Ender’s Game
I remember the moment I realized, midway through reading the book about five years ago, that nobody would ever be able to adapt it into a film. I smote my forehead with the palm of my right hand in darkly self-deprecating humor for getting hooked on (and greatly enjoying) a transmedia dead-end, cul de sac. The principal characters were all too young to buy beer, and the moral/psychological gradients ranging through the book would tax the talents of deeply-contemplative middle-aged actors to do justice to the thematic material — not kids — or the nauseating compromises would result in an exploitative abomination, a typical Hollywouldn’t. No fucking way.

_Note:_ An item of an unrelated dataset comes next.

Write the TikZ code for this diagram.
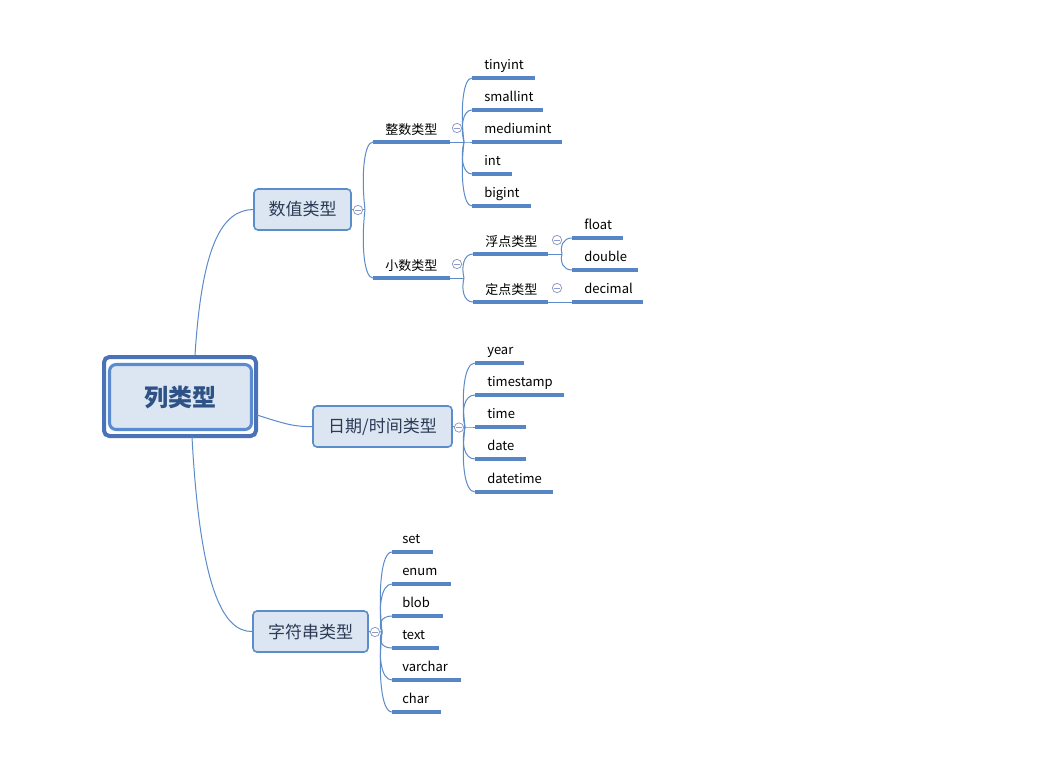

And in the five-or-so years in which I wasn’t looking it got made. Brilliantly! In spite of the employment of young actors, whose work-hours are proscribed and carefully monitored, and numerous layers of dark implications involving genocide, totalitarianism, authoritative disinformation, and increasingly-accurate predictions regarding the soul-destroying cost of the conduct of warfare by increasingly-youthful soldiery, it got made more carefully, intelligently and far more precisely than I would have guessed was possible. I credit Gigi Pritzker and Gavin Hood for realizing an absolute impossibility — and if I heard their commentaries correctly, they credit everybody involved in making this obviously-unmakeable film.
Ironically, the reason I stumbled onto the book was its author’s, Orson Scott Card’s, profoundly-supportive appearance in Done the Impossible; the fan’s tale of Firefly & Serenity.
And just for the record, I think the red carpet/cobra(dragon) was the key metaphor for fame, blame and shame. Even more than the book, the film facilitates passonate, civil conversation on matters that need voices.